Why have I taken so long to write something about The Kinks?
Maybe that’s my pattern. I noticed them during the first British Invasion, of course. And they seemed to hold their own during the transition from rock ‘n’ roll to psychedelic. I remember playing Well Respected Man in my band when I was in Grade 8.
But then they got pushed aside during the second invasion, displaced by the likes of Cream, Zeppelin, Hendrix and Deep Purple. Yes, I know Hendrix was American, but he arrived from England, didn’t he?
Like so many others, The Kinks just didn’t register on the new hard rock scale. After Lola, they were gone and forgotten.
Ah, but they weren’t gone. While everyone was dicking around with Prog Rock and Metal and Disco, they were out there, staying (mostly) true to their rock ‘ n’ roll roots. And somewhere in the late-ish 70’s, when Punk had said “enough!” and radio stations began giving airtime to the likes of Steve Miller, Linda Ronstadt and Tom Petty, The Kinks resurfaced.
And, longing as I was for something less pompous and silly. I finally, really noticed them. A string of great albums, beginning with Misfits, helped them ride the New Wave well into the 80’s when, along with rock ‘n’ roll, they faded again. Having finally become a fan, I hoped they might resurface one more time during the all-too-brief Garage Band thing in the early 90’s, but to no avail. That wish turned out to be a rock & roll fantasy.

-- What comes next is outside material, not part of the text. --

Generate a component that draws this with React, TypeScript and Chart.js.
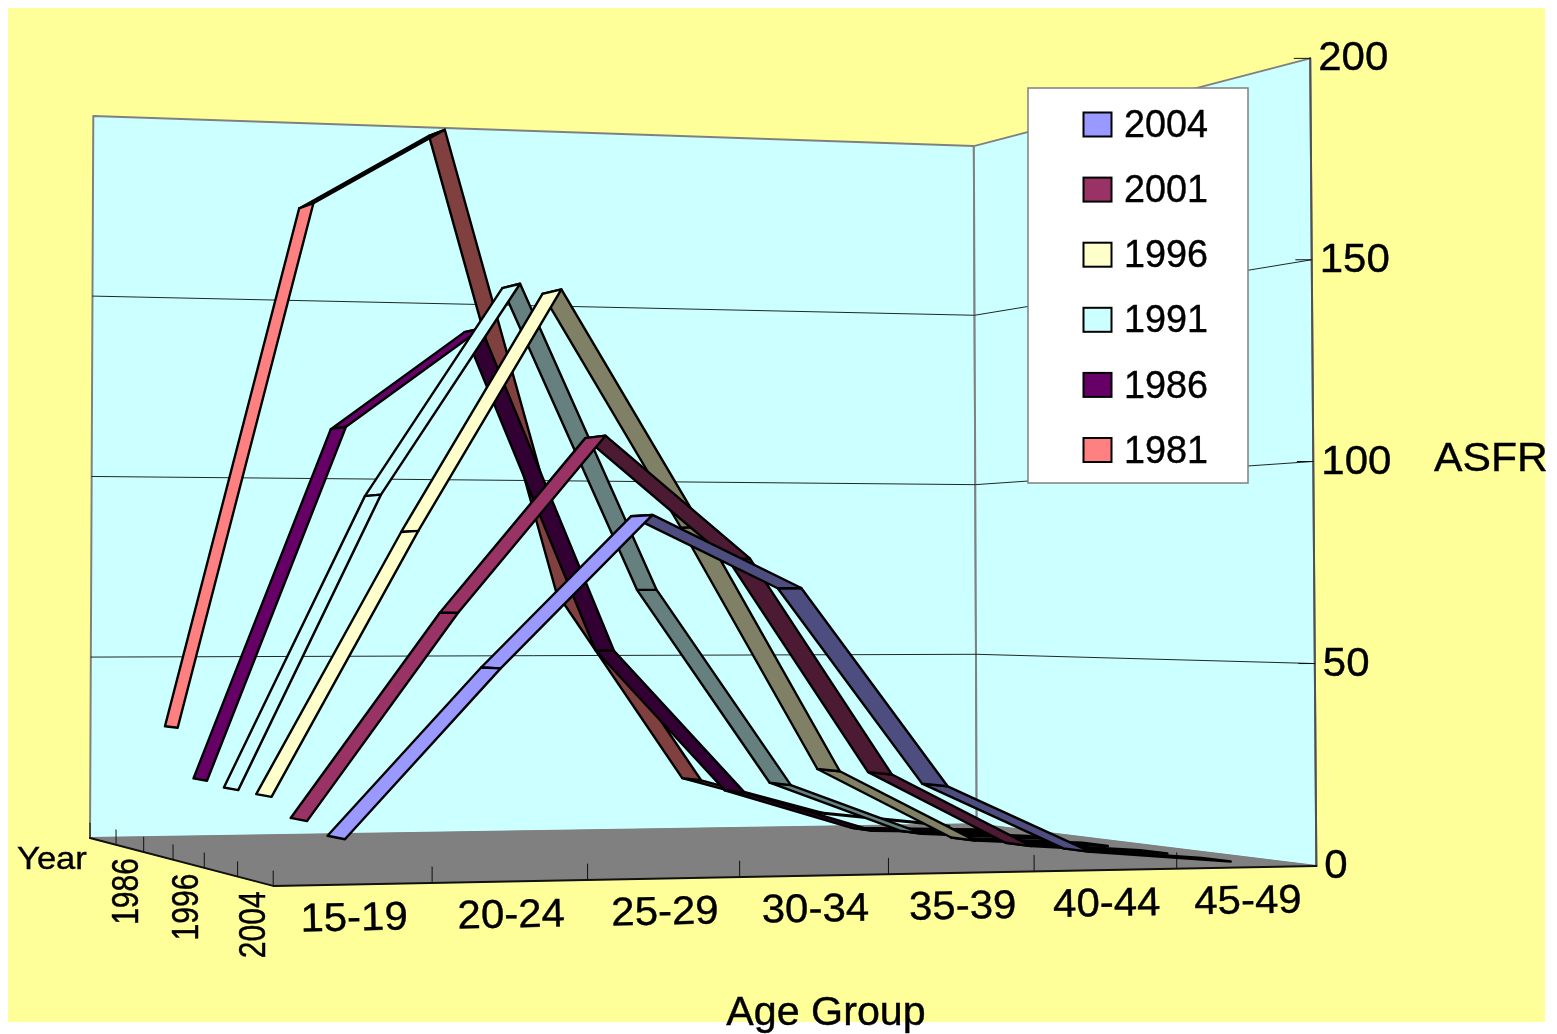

Now they’re gone, un-rescued by the local village green preservation societies. Maybe that’s a good thing, ‘cause at least we’re being spared one more fossilized group out on tour. I dunno.
Listen: I know I’m doing some revisionist history here, suggesting The Kinks were fabulous from start to finish. They disappeared from most of our radars in the late 60’s and early 70’s because their dabbling in the emerging styles was unsuccessful. But when they went back to what they did well, they gave us a big batch of terrific music.
They may have been surpassed by others in terms of both impact and longevity, but there are times when I could listen to their music all day and all of the night.